À 76 ans, Manmohan Singh, premier ministre de l'Inde, se bat pour conserver la tête de son pays. Avec sa barbiche blanche et ses grosses lunettes, l'homme a l'air d'un bon grand-papa sur les publicités qui déferlent sur le pays. C'est d'ailleurs comme ça qu'il est perçu par une bonne partie de la population... pour le meilleur et pour le pire.

Demandez à Goutham, 26 ans, ce qu'il pense de son premier ministre et il se lance dans un concert d'éloges. Honnête, droit, compétent sur le plan économique: «C'est un bon premier ministre», tranche-t-il.

Pourtant, le jeune technicien en informatique n'a pas donné son vote à la formation de M. Singh, le Parti du Congrès. Il a plutôt choisi d'appuyer la formation rivale, le Bharatiya Janata Party (BJP) - le parti nationaliste qui prône l'hindouisme, religion de 80% des Indiens.

Pourquoi? «La sécurité était meilleure avec le BJP», répond-il.

On pourrait appeler ça le paradoxe Manmohan Singh. À peu près tout le monde à qui vous parlez le décrit comme un politicien «propre», qui a su éviter la corruption qui contamine souvent la politique indienne. Sauf que ses détracteurs voient dans sa modération le signe d'une incapacité à s'imposer.

»Un bon gars»

«C'est un bon gars (a good fellow), dit A.K. Babu, 68 ans, ingénieur à la retraite natif d'Hyderabad. Mais il est faible! Il est complètement dirigé par cette femme qui vient de l'étranger et qui ne comprend rien à rien.»
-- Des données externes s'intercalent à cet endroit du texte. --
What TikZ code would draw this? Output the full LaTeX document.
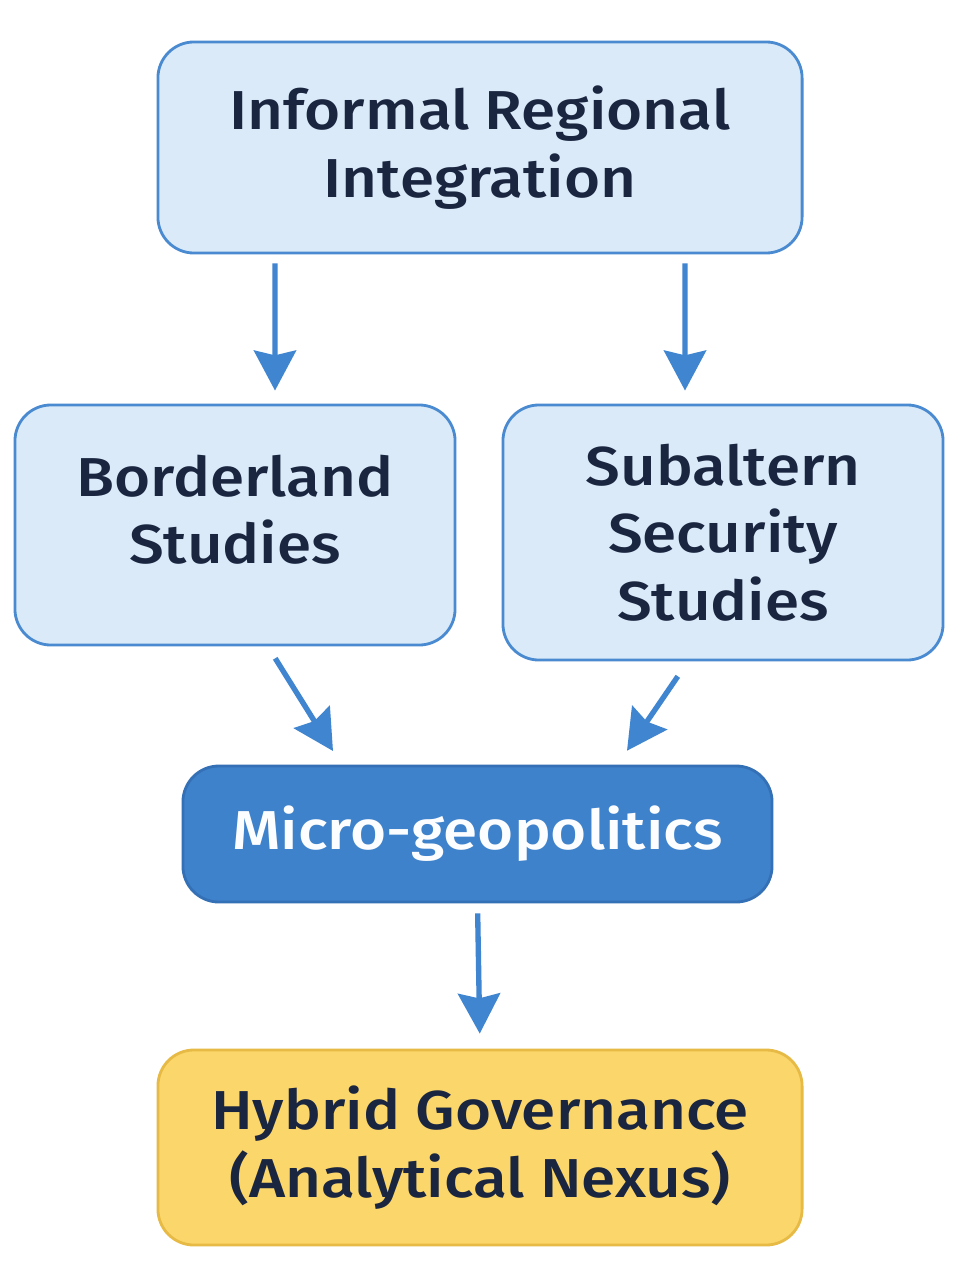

La femme à qui M. Babu fait allusion, c'est Sonia Gandhi. Née en Italie, elle est chef du Parti du Congrès. C'est elle qui, à la suite de sa victoire aux élections de 2004, a refusé à la surprise générale le siège de première ministre pour le céder à Manmohan Singh, ancien ministre des Finances et fonctionnaire au CV bien garni.

Né en 1932 dans la province du Punjab, Manmohan Singh est le premier sikh à occuper le poste de premier ministre. Après des études en économie à l'étranger (il a enseigné à Cambridge et détient un doctorat d'Oxford) il est revenu en Inde pour entreprendre une longue carrière dans la fonction publique.

Son passage comme ministre des Finances au début des années 90 a été remarqué. Simplification du système de taxes, abolition des contrôles, ouverture à l'entrepreunariat: Manmohan Singh est considéré comme l'architecte de la réforme économique qui a permis à l'Inde d'afficher l'un des taux de croissance économique les plus rapides de la planète.

Manque de vigueur

En tant que premier ministre, Manmohan Singh a toujours gardé un profil bas, peut-être parce qu'il n'a jamais été élu à la Chambre basse du Parlement indien et doit son poste à Sonia Gandhi. Son passage a été marqué par l'accord signé avec les États-Unis qui permet à l'Inde de développer son secteur nucléaire à des fins énergétiques.

Décrit comme pragmatique et comme un homme de consensus, Manmohan Singh peut généralement compter sur l'appui des minorités musulmanes et chrétiennes du pays, qui craignent la ligne plus dure et pro-hindou du BJP.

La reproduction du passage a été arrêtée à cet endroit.